- [Data block]:
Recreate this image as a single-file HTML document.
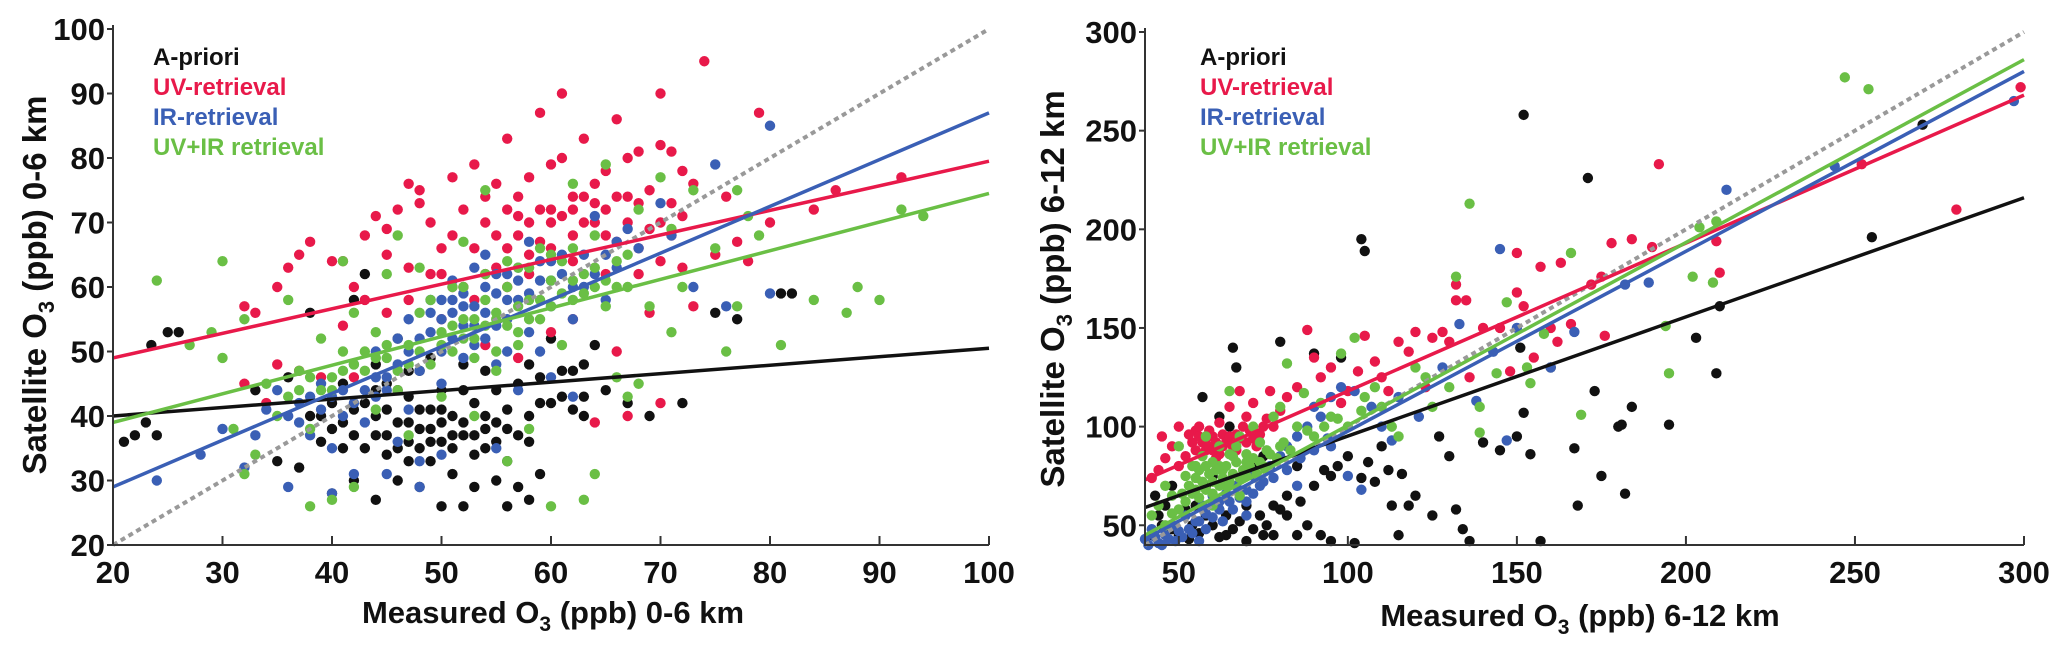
<!DOCTYPE html>
<html><head><meta charset="utf-8"><style>
html,body{margin:0;padding:0;background:#fff;}
svg{display:block;font-family:"Liberation Sans Narrow","Liberation Sans",sans-serif;font-weight:bold;}
</style></head><body>
<svg id="chart" width="2067" height="655" viewBox="0 0 2067 655" xmlns="http://www.w3.org/2000/svg"></svg>
<script>
// ---------- data: left panel (0-6 km) ----------
const leftApriori=[[21,36],[22,37],[23,39],[23.5,51],[24,37],[25,53],[26,53],[33,44],[35,33],[36,46],[37,32],[38,56],[39,40],[40,38],[40,28],[41,45],[41,35],[42,58],[42,30],[43,42],[44,37],[44,48],[45,45],[45,34],[46,39],[46,52],[47,36],[47,43],[48,29],[48,41],[48,47],[49,38],[49,33],[50,36],[50,26],[50,44],[51,40],[51,31],[52,37],[52,48],[53,29],[53,42],[54,35],[54,47],[55,30],[55,39],[55,44],[56,38],[56,33],[57,45],[57,29],[58,36],[58,27],[59,42],[59,31],[60,42],[60,52],[61,43],[62,47],[63,48],[63,40],[64,51],[65,44],[67,42],[69,40],[72,42],[75,56],[77,55],[81,59],[82,59],[46,30],[52,26],[49,49],[43,62],[38,40],[44,27],[56,26],[47,33],[51,35],[45,41],[39,36],[41,39],[42,41],[43,35],[44,40],[45,37],[46,35],[47,39],[48,38],[49,36],[50,39],[50,41],[51,37],[52,39],[53,37],[53,34],[54,40],[55,36],[56,41],[57,37],[58,40],[49,41],[47,47],[44,44],[40,42],[52,44],[54,38],[48,35],[46,44],[42,37],[61,47],[59,46],[58,48],[63,43],[62,41]];
const leftUV=[[32,57],[33,56],[35,60],[36,63],[37,65],[38,67],[40,64],[41,64],[42,60],[43,68],[44,71],[45,69],[45,65],[46,72],[47,76],[48,75],[48,73],[49,70],[50,66],[50,62],[51,77],[51,68],[52,72],[52,60],[53,79],[53,66],[54,74],[54,70],[55,76],[55,63],[56,83],[56,72],[57,74],[57,68],[58,77],[58,65],[59,87],[59,72],[60,79],[60,70],[61,80],[61,90],[62,72],[62,68],[63,83],[63,74],[64,76],[64,70],[65,78],[65,72],[66,86],[66,67],[67,80],[67,74],[68,81],[68,62],[69,75],[69,56],[70,90],[70,82],[71,81],[71,68],[72,78],[72,63],[73,76],[73,57],[74,95],[75,65],[76,74],[77,67],[78,64],[79,87],[80,70],[84,72],[86,75],[92,77],[35,48],[37,47],[39,46],[42,46],[47,58],[50,55],[54,51],[57,49],[60,53],[62,55],[66,50],[70,42],[67,40],[64,39],[34,42],[32,45],[55,68],[56,66],[57,71],[58,70],[59,67],[60,72],[61,71],[62,74],[63,70],[64,73],[65,68],[66,74],[67,70],[68,73],[69,69],[70,70],[71,73],[72,71],[60,66],[58,62],[56,60],[54,62],[62,64],[65,62],[68,66],[70,64],[53,58],[51,60],[49,62],[47,63],[45,56],[43,58],[41,54]];
const leftIR=[[24,30],[28,34],[30,38],[32,32],[33,37],[34,41],[35,44],[36,29],[37,42],[38,37],[39,45],[40,35],[41,44],[42,31],[42,48],[43,39],[44,50],[44,43],[45,46],[46,36],[46,52],[47,41],[47,55],[48,47],[48,33],[49,53],[49,58],[50,50],[50,45],[51,56],[51,61],[52,54],[52,49],[53,57],[53,63],[54,52],[54,65],[55,59],[55,48],[56,55],[56,62],[57,58],[57,44],[58,53],[58,67],[59,61],[59,50],[60,57],[60,64],[61,65],[62,55],[63,60],[64,71],[65,58],[66,63],[67,69],[68,66],[70,73],[71,68],[73,60],[75,79],[80,85],[80,59],[76,57],[55,35],[50,34],[45,31],[40,28],[60,46],[48,29],[62,43],[50,55],[51,52],[52,57],[52,59],[53,54],[53,51],[54,56],[54,60],[55,54],[55,62],[56,58],[56,50],[57,61],[57,63],[51,58],[50,58],[49,56],[48,52],[47,50],[46,48],[45,44],[44,46],[43,44],[42,42],[41,40],[40,43],[39,41],[38,43],[37,39],[36,40],[58,59],[59,64],[60,61],[61,62],[62,60],[63,65],[64,62],[65,65],[66,67]];
const leftUVIR=[[24,61],[27,51],[29,53],[30,64],[30,49],[31,38],[32,55],[32,31],[33,34],[34,45],[35,40],[36,58],[37,47],[38,26],[38,38],[39,52],[40,27],[40,44],[41,64],[41,50],[42,29],[42,56],[43,47],[44,53],[44,41],[45,49],[45,62],[46,44],[46,68],[47,51],[47,37],[48,56],[48,63],[49,48],[49,58],[50,53],[50,43],[51,60],[51,50],[52,55],[52,67],[53,52],[53,40],[54,58],[54,75],[55,55],[55,47],[56,60],[56,33],[57,53],[57,63],[58,58],[58,38],[59,66],[59,55],[60,61],[60,26],[61,64],[61,51],[62,76],[62,58],[63,27],[63,62],[64,31],[64,68],[65,57],[65,79],[66,64],[66,46],[67,60],[67,43],[68,72],[68,45],[69,57],[70,77],[71,53],[71,69],[72,60],[73,75],[75,66],[76,50],[77,57],[77,75],[78,71],[79,68],[81,51],[84,58],[88,60],[90,58],[92,72],[94,71],[87,56],[50,51],[51,54],[52,52],[53,55],[54,54],[55,56],[56,54],[57,57],[58,55],[59,58],[60,57],[61,59],[62,61],[63,59],[64,63],[65,61],[66,60],[67,65],[48,50],[47,48],[46,47],[45,51],[44,49],[43,50],[42,48],[41,47],[40,46],[39,44],[38,46],[37,44],[36,43],[52,60],[54,62],[56,64],[58,63],[60,65],[62,66],[64,60],[53,49],[55,50],[57,51]];
const leftFitStart=[40,49,29,39];   // apriori, UV, IR, UV+IR at x=20
const leftFitEnd=[50.5,79.5,87,74.5]; // at x=100
const leftXTicks=[20,30,40,50,60,70,80,90,100];
const leftYTicks=[20,30,40,50,60,70,80,90,100];
// ---------- data: right panel (6-12 km) ----------
const rightApriori=[[43,65],[45,50],[48,70],[50,45],[53,43],[55,60],[57,115],[58,55],[60,50],[62,105],[64,45],[65,100],[66,140],[67,130],[70,42],[72,80],[75,45],[78,60],[80,143],[82,55],[85,45],[88,50],[90,137],[92,45],[95,42],[98,135],[100,85],[102,41],[104,195],[105,189],[108,72],[110,90],[113,60],[115,45],[118,60],[120,65],[125,55],[127,95],[130,85],[132,58],[134,48],[136,42],[140,92],[145,88],[150,95],[151,140],[152,107],[152,258],[154,86],[157,42],[160,130],[167,89],[168,60],[171,226],[173,118],[175,75],[180,100],[181,101],[182,66],[184,110],[195,101],[203,145],[209,127],[210,161],[255,196],[270,253],[75,85],[85,80],[95,75],[60,75],[42,45],[44,55],[46,60],[48,48],[52,58],[54,50],[56,46],[58,70],[60,62],[62,44],[64,55],[66,48],[68,52],[70,60],[72,48],[74,55],[76,50],[78,45],[80,58],[82,65],[86,62],[90,70],[93,78],[97,80],[104,74],[106,82],[112,78],[116,76]];
const rightUV=[[42,74],[45,95],[48,90],[50,100],[52,85],[55,98],[57,92],[58,88],[60,95],[62,102],[63,90],[65,110],[67,96],[68,118],[70,105],[72,112],[75,100],[77,118],[80,108],[82,115],[85,120],[88,149],[90,135],[92,125],[95,130],[98,112],[100,118],[103,128],[105,146],[108,133],[110,125],[112,118],[115,143],[118,138],[120,148],[123,120],[125,145],[128,148],[130,143],[132,172],[132,164],[135,164],[136,125],[140,150],[145,150],[148,128],[150,168],[150,188],[152,161],[155,135],[157,181],[160,150],[162,143],[163,183],[166,152],[172,172],[175,176],[176,146],[178,193],[184,195],[190,191],[192,233],[209,194],[210,178],[252,233],[280,210],[299,272],[54,92],[55,88],[56,95],[57,86],[58,94],[59,90],[60,88],[61,92],[62,86],[63,96],[64,92],[66,90],[67,88],[68,94],[70,92],[71,98],[72,94],[74,96],[76,104],[78,100],[44,78],[46,84],[50,80],[53,96],[56,100],[59,98],[61,84],[65,95],[69,100],[73,90]];
const rightIR=[[40,43],[42,48],[44,41],[46,45],[48,50],[50,47],[52,55],[55,52],[57,60],[58,48],[60,65],[62,58],[65,62],[67,70],[70,68],[72,75],[75,72],[77,80],[80,85],[82,90],[85,95],[88,100],[90,110],[92,105],[95,115],[98,120],[100,75],[102,118],[104,68],[107,110],[110,100],[113,93],[115,115],[121,105],[128,130],[133,152],[138,113],[143,138],[145,190],[147,93],[150,150],[160,130],[167,148],[182,172],[189,173],[212,220],[244,232],[297,265],[85,70],[95,90],[70,55],[63,52],[56,42],[41,40],[43,44],[45,40],[47,43],[49,42],[51,44],[53,48],[54,46],[56,52],[58,56],[60,54],[62,62],[64,66],[66,58],[68,64],[70,62],[72,66],[74,70],[78,74],[82,78],[86,84],[90,88],[94,94]];
const rightUVIR=[[42,55],[44,60],[46,70],[48,65],[50,90],[52,75],[54,80],[55,68],[57,85],[58,95],[60,72],[62,90],[63,78],[65,118],[66,85],[68,95],[70,82],[72,100],[74,92],[76,88],[78,105],[80,110],[82,132],[85,100],[87,117],[90,95],[92,112],[95,105],[98,137],[100,100],[102,145],[105,115],[108,120],[110,110],[113,100],[115,95],[120,130],[123,125],[125,110],[130,120],[132,176],[136,213],[139,97],[139,110],[144,127],[147,163],[153,130],[154,122],[158,147],[166,188],[169,106],[194,151],[195,127],[202,176],[204,201],[208,173],[209,204],[247,277],[254,271],[60,60],[64,70],[70,75],[75,80],[80,90],[56,78],[68,65],[52,62],[53,70],[54,66],[55,74],[56,64],[57,72],[58,68],[59,76],[60,66],[61,78],[62,70],[63,74],[64,80],[65,72],[66,76],[67,82],[68,74],[69,78],[70,86],[71,80],[72,84],[73,76],[74,82],[76,78],[77,86],[79,84],[81,92],[83,88],[46,50],[48,56],[50,58],[51,66],[60,82],[62,80],[65,86],[67,90],[58,80],[55,80],[88,98],[93,100],[97,104],[104,108]];
const rightFitStart=[59,73,43,45]; // at x=40
const rightFitEnd=[216,268,280,286]; // at x=300
const rightXTicks=[50,100,150,200,250,300];
const rightYTicks=[50,100,150,200,250,300];
const seriesNames=["A-priori","UV-retrieval","IR-retrieval","UV+IR retrieval"];
const seriesColors=["#111111","#e8194a","#3a5fb5","#6abf45"];

const NS="http://www.w3.org/2000/svg";
const svg=document.getElementById('chart');
function mk(tag,attrs,parent){const e=document.createElementNS(NS,tag);for(const k in attrs)e.setAttribute(k,attrs[k]);(parent||svg).appendChild(e);return e;}

function panel(cfg){
  const g=mk('g',{});
  
  
  const sx=v=>cfg.px0+(v-cfg.xmin)/(cfg.xmax-cfg.xmin)*(cfg.px1-cfg.px0);
  const sy=v=>cfg.py0-(v-cfg.ymin)/(cfg.ymax-cfg.ymin)*(cfg.py0-cfg.py1);
  cfg.series.forEach((pts,si)=>{
    const sg=mk('g',{fill:seriesColors[si]},g);
    
    
    pts.forEach(p=>{
      const c=mk('circle',{cx:sx(p[0]),cy:sy(p[1]),r:5.2},sg);
      
      
    });
  });
  const one=mk('line',{x1:sx(cfg.xmin),y1:sy(cfg.xmin),x2:sx(cfg.xmax),y2:sy(cfg.xmax),stroke:'#999','stroke-width':4,'stroke-dasharray':'5 4'},g);
  
  
  cfg.fs.forEach((v,i)=>{
    const l=mk('line',{x1:sx(cfg.xmin),y1:sy(v),x2:sx(cfg.xmax),y2:sy(cfg.fe[i]),stroke:seriesColors[i],'stroke-width':3.5},g);
    
    
  });
  const ax=mk('path',{d:`M${cfg.px0},${cfg.py1-4} V${cfg.py0} H${cfg.px1}`,fill:'none',stroke:'#333','stroke-width':2},g);
  
  
  cfg.xt.forEach(t=>{
    mk('line',{x1:sx(t),y1:cfg.py0,x2:sx(t),y2:cfg.py0-9,stroke:'#333','stroke-width':2},g);
    const tx=mk('text',{x:sx(t),y:cfg.py0+38,'text-anchor':'middle','font-size':31,fill:'#111'},g);
    tx.textContent=t;
    
    
  });
  cfg.yt.forEach(t=>{
    mk('line',{x1:cfg.px0,y1:sy(t),x2:cfg.px0-6,y2:sy(t),stroke:'#333','stroke-width':2},g);
    const tx=mk('text',{x:cfg.px0-8,y:sy(t)+11,'text-anchor':'end','font-size':31,fill:'#111'},g);
    tx.textContent=t;
    
    
  });
  seriesNames.forEach((n,i)=>{
    const tx=mk('text',{x:cfg.lx,y:65+i*30,'font-size':24,fill:seriesColors[i]},g);
    tx.textContent=n;
    
    
  });
  const xt=mk('text',{x:cfg.xtx,y:cfg.xty,'text-anchor':'middle','font-size':31,fill:'#111'},g);
  xt.innerHTML='Measured O<tspan font-size="21" dy="8">3</tspan><tspan dy="-8"> (ppb) '+cfg.unit+'</tspan>';
  
  
  const yt=mk('text',{x:0,y:0,'text-anchor':'middle','font-size':33,fill:'#111','font-family':'"Liberation Sans",sans-serif',transform:`translate(${cfg.ytx},${cfg.yty}) rotate(-90)`},g);
  yt.innerHTML='Satellite O<tspan font-size="22" dy="8">3</tspan><tspan dy="-8"> (ppb) '+cfg.unit+'</tspan>';
  
  
}
panel({name:'left-panel-0-6km',prefix:'left',xmin:20,xmax:100,ymin:20,ymax:100,px0:113,px1:989,py0:545,py1:29,
  series:[leftApriori,leftUV,leftIR,leftUVIR],fs:leftFitStart,fe:leftFitEnd,xt:leftXTicks,yt:leftYTicks,
  lx:153,unit:'0-6 km',xtx:553,xty:623,ytx:46,yty:285});
panel({name:'right-panel-6-12km',prefix:'right',xmin:40,xmax:300,ymin:40,ymax:300,px0:1145,px1:2024,py0:545,py1:32,
  series:[rightApriori,rightUV,rightIR,rightUVIR],fs:rightFitStart,fe:rightFitEnd,xt:rightXTicks,yt:rightYTicks,
  lx:1200,unit:'6-12 km',xtx:1580,xty:626,ytx:1064,yty:289});
</script>
</body></html>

- [Exercise directions]:
Scan the material above. Copy each line that holds the word "document".

- [Right answer]:
Recreate this image as a single-file HTML document.
const svg=document.getElementById('chart');
function mk(tag,attrs,parent){const e=document.createElementNS(NS,tag);for(const k in attrs)e.setAttribute(k,attrs[k]);(parent||svg).appendChild(e);return e;}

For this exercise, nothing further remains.